The Brentford manager David Webb suggested that should his side win the final, the club would consider a flotation on the stock market in order to "organise the club so that if we do go up, it can cope". His counterpart, Dario Gradi, who had managed Crewe for 14 years, was waiting on the fitness of Danny Murphy who had a thigh injury, noting that his side's "plans will revolve around his fitness".

The referee for the match was Uriah Rennie from Sheffield. Brentford adopted a 4–4–2 formation while Crewe played as a 4–3–3. The match was broadcast live in the UK on Sky Sports.

===Summary===
The match kicked off around 3 p.m. on 25 May 1997 at Wembley Stadium in front of a crowd of 34,149. Crewe dominated the early stages of the match. In the 32nd minute, Murphy played a one-two with Gareth Whalley but his shot hit the Brentford goalpost. Three minutes later, Steve Macauley passed Murphy's cross to Shaun Smith who struck from close range to make it 1-0 to Crewe. Within two minutes, McCauley headed a corner from Rivers against the Brentford crossbar.

Brentford made their first substitution at half-time when Bent was replaced by Scott Canham. Midway through the second half, Taylor thought he had scored the equaliser for Brentford with a low strike and began to celebrate only to see his shot saved by Crewe goalkeeper Jason Kearton. Dele Adebola's shot hit the crossbar of the Brentford goal in the 73rd minute and a minute later Brentford were reduced to ten men after Brian Statham was sent off having been shown a second yellow card. Two attempts from Little, including one in the last minute of the match, were stopped on the Crewe goal-line by Carl Hutchings.

===Details===
25 May 1997
Crewe Alexandra 1-0 Brentford
  Crewe Alexandra: Smith 34'

| GK | 1 | Jason Kearton |
| RB | 2 | Lee Unsworth |
| LB | 3 | Shaun Smith |
| CB | 4 | Ashley Westwood |
| CB | 5 | Steve Macauley |
| CM | 6 | Phil Charnock | |
| CM | 7 | Gareth Whalley | | |
| RW | 8 | Colin Little |
| CF | 9 | Dele Adebola |
| AM | 10 | Danny Murphy | |
| LW | 11 | Mark Rivers | |
Substitutes:
| DF | | Chris Lightfoot | |
| MF | | Steve Garvey | |
| MF | | Seth Johnson | |
Manager:
Dario Gradi
| GK | 1 | Kevin Dearden |
| RB | 2 | Gus Hurdle | | |
| LB | 3 | Ijah Anderson | | |
| CM | 4 | Carl Hutchings |
| CB | 5 | Jamie Bates | | |
| CB | 6 | David McGhee |
| CF | 7 | Carl Asaba |
| CM | 8 | Paul Smith |
| CF | 9 | Marcus Bent | |
| CM | 10 | Brian Statham | | |
| CF | 11 | Robert Taylor |
Substitutes:
| GK | | Tamer Fernandes |
| DF | | Barry Ashby | |
| MF | | Scott Canham | | |
Manager:
David Webb

==Post-match==
Writing in The Times, Brian Glanville described the match as "almost embarrassingly one-sided". Webb conceded that his team could have suffered a heavier defeat: "Our game went backwards and their game went forwards ... They looked much better equipped than us today to go up to be a first division team." Gradi looked to the next season: "We can look forward now to Manchester City and Middlesbrough ... we really haven't dared think about it until now". He accepted that certain players in his squad were likely to be playing for other teams by then, and opined "If they get a chance to go, well, good luck to them". Murphy moved to Liverpool for a deal reportedly worth up to £3 million six weeks later.

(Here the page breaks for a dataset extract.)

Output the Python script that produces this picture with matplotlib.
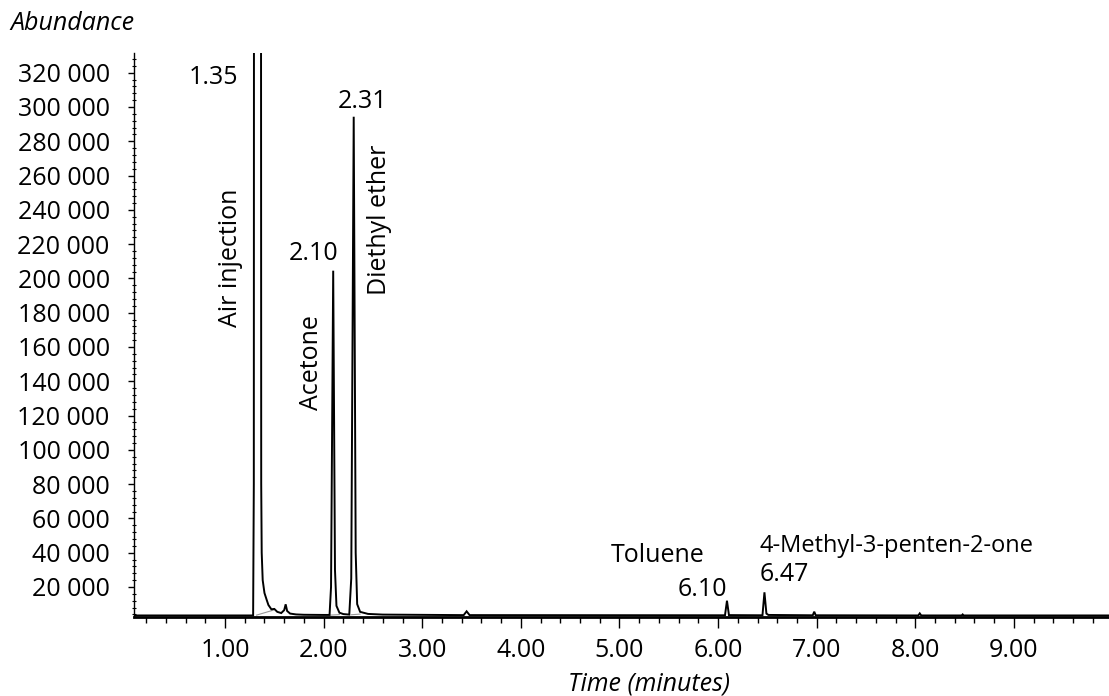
import matplotlib
matplotlib.use("Agg")
import matplotlib.pyplot as plt
from matplotlib.ticker import MultipleLocator, FuncFormatter
import numpy as np

plt.rcParams['font.family'] = ['Open Sans', 'DejaVu Sans']

# chromatogram trace (time in minutes, abundance)
t = [0.08, 1.27, 1.285, 1.292, 1.296, 1.362, 1.367, 1.372, 1.382, 1.40, 1.423, 1.44,
     1.47, 1.50, 1.53, 1.57, 1.60, 1.615, 1.63, 1.66, 1.72, 1.80, 2.00,
     2.06, 2.075, 2.097, 2.115, 2.13, 2.16, 2.20,
     2.26, 2.28, 2.305, 2.325, 2.34, 2.37, 2.45, 2.60,
     3.42, 3.45, 3.48,
     6.07, 6.09, 6.11,
     6.45, 6.47, 6.49, 6.51,
     6.96, 6.975, 6.99,
     8.03, 8.045, 8.06,
     8.47, 8.48, 8.49, 9.98]
abundance = [3400, 3400, 3400, 80000, 800000, 800000, 80000, 40000, 24000, 16500, 12400, 9500,
             7000, 7200, 5500, 4800, 6500, 9900, 6000, 4500, 4000, 3800, 3700,
             3700, 20000, 204500, 30000, 9000, 5000, 4200,
             3900, 25000, 294300, 40000, 10000, 5500, 4300, 3900,
             3600, 5800, 3600,
             3500, 12000, 3600,
             3500, 16900, 4500, 3700,
             3500, 5600, 3500,
             3400, 4600, 3400,
             3400, 4000, 3400, 3400]

# grey integration baselines under the first peaks
base_t = [[1.32, 1.49], [2.07, 2.16], [2.28, 2.37]]
base_y = [[3600, 6500], [3600, 3900], [3800, 4200]]

# peak labels
labels = ['1.35', 'Air injection', '2.10', 'Acetone', '2.31', 'Diethyl ether',
          'Toluene', '6.10', '4-Methyl-3-penten-2-one', '6.47']
lab_x = [0.88, 1.053, 1.902, 1.872, 2.399, 2.571, 5.386, 5.838, 6.419, 6.676]
lab_y = [317400, 211800, 214300, 150700, 302900, 234100, 38100, 18300, 43900, 27000]
lab_rot = [0, 90, 0, 90, 0, 90, 0, 0, 0, 0]
lab_ha = ['center', 'center', 'center', 'center', 'center', 'center', 'center', 'center', 'left', 'center']
lab_size = [18, 18, 18, 18, 18, 18, 18, 18, 17, 18]

fig = plt.figure(figsize=(11.09, 6.96), dpi=100)
ax = fig.add_axes([134/1109, 79/696, 975/1109, 564/696])

for bt, by in zip(base_t, base_y):
    ax.plot(bt, by, color='#999999', lw=0.8)
ax.plot(t, abundance, color='#000000', lw=1.4, solid_joinstyle='miter')

for s, x, y, r, h, fs in zip(labels, lab_x, lab_y, lab_rot, lab_ha, lab_size):
    ax.text(x, y, s, rotation=r, ha=h, va='center', fontsize=fs, color='#000000')

ax.set_xlim(0.077, 9.964)
ax.set_ylim(2500, 331470)

ax.xaxis.set_minor_locator(MultipleLocator(0.2))
ax.set_xticks(np.arange(1, 10))
ax.xaxis.set_major_formatter(FuncFormatter(lambda v, p: '%.2f' % v))
ax.set_yticks(np.arange(20000, 330000, 20000))
ax.yaxis.set_minor_locator(MultipleLocator(4000))
ax.yaxis.set_major_formatter(FuncFormatter(lambda v, p: '{:,}'.format(int(v)).replace(',', ' ')))

ax.tick_params(axis='x', which='major', length=8, width=1, direction='out', pad=7, labelsize=18)
ax.tick_params(axis='x', which='minor', length=4, width=1, direction='out')
ax.tick_params(axis='y', which='major', length=4.5, width=1, direction='out', pad=13, labelsize=18)
ax.tick_params(axis='y', which='minor', length=2.5, width=0.8, direction='inout')

for side in ['top', 'right']:
    ax.spines[side].set_visible(False)
ax.spines['left'].set_linewidth(1)
ax.spines['bottom'].set_linewidth(2)

fig.text(10/1109, 1 - 24/696, 'Abundance', style='italic', fontsize=18, ha='left', va='center')
fig.text(649/1109, 1 - 684/696, 'Time (minutes)', style='italic', fontsize=18, ha='center', va='center')

fig.savefig('out.png', dpi=100)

Webb resigned before the start of Brentford's following season to become chief executive of the club. He was replaced by Eddie May whose reign lasted until November 1997, when both he and Webb left the club after they had dropped from third in the league to bottom. Micky Adams was appointed as the new manager, and led them to 21st place in the Second Division and relegation to the Third Division, one place from safety. Crewe ended their next season in eleventh position in the First Division, five places and fifteen points below the play-offs.